With The Girl with the Dragon Tattoo, David Fincher gets back to the basics of his career – a quintessential thriller set in a world of dark and hidden terrors, riddled with violence so deeply seeded that it cuts to the core. And that’s where our heroine works. She is a hacker – a Goth girl with piercings – who looks as dark as this world.

The Girl with the Dragon Tattoo (original Swedish title: Men Who Hate Women) is adapted the first book of Stieg Larsson’s hit series, The Millennium Trilogy. All of the three books in the trilogy have been made into Swedish films.

The plot opens with Mikael Blomkvist (Daniel Craig) and Lisbeth Salander (Rooney Mara) both starting out separately, facing their individual struggles. Mikael, a reporter at a magazine named Millennium, has lost a libel suit for false reporting against a big financial mogul Wennerström (Ulf Friberg). Tainted professionally and financially, he accepts the job of writing memoires of Henrik Vanger (Christopher Plummer), the retired head of Vanger empire in order to get discriminating information on Wennerström.

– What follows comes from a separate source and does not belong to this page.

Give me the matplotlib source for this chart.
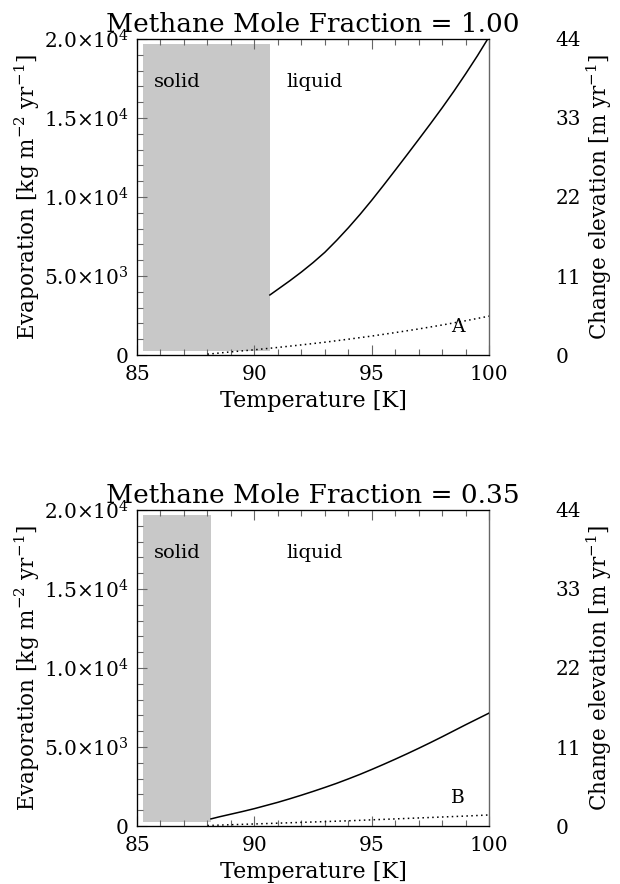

In reality, however, Mikael is hired to unearth the mystery of Vanger’s niece’s disappearance from their small island residence, decades ago. It is believed, by Vanger’s eccentric family – which includes a subdued Stellan Saarsgrad, playing the CEO – that she was killed in cold blood.

While that is established, we get glimpses of Lisbeth’s life. First we’re introduced to her as a tech savvy hacker, who is hired to check Mikael’s background before he was approached by Henrik’s lawyer, Frode (Steven Berkoff). Then, she is revealed as a disturbed girl who is still the ward of the state because of her mental instability.

Lisbeth is a complex character that doesn’t say much. Striving for the state’s money to survive, she’s sexually abused by her new guardian. Lisbeth and Mikael’s paths arch after a good half of the film has passed and characters are fully established, thanks to the screenplay by Steven Zillian (Gladiator, Moneyball). The same is true for the edgy score from Trent Reznor and Atticus Ross.

Directed with craftiness that comes from honing top-notch thrillers like Se7en and Zodiac, David Fincher has the uncanny talent of laying out terror and debauchery of violence in his films. He unflinchingly amplifies those in this film. Make no mistake, the film is strictly rated R. Rooney Mara is a powerhouse as Lisbeth. Her anorexic pale state, harshly cut jet black Mohawk and countless piercing bemoans anguish.

Daniel Craig, playing a subdued detective, effectively carries out his role – almost making me forget he is the reintroduced James Bond of our times. In one scene, he almost cries, as Lisbeth stiches a gash on his forehead.

The girl with the dragon tattoo is an intelligently crafted thriller that knows how to pace itself in its running time of 158 minutes, without falling into cliché, mediocrity or absurdity. The film is rated R for strong sexual content, gruesome torture and flashes of unrelenting violence.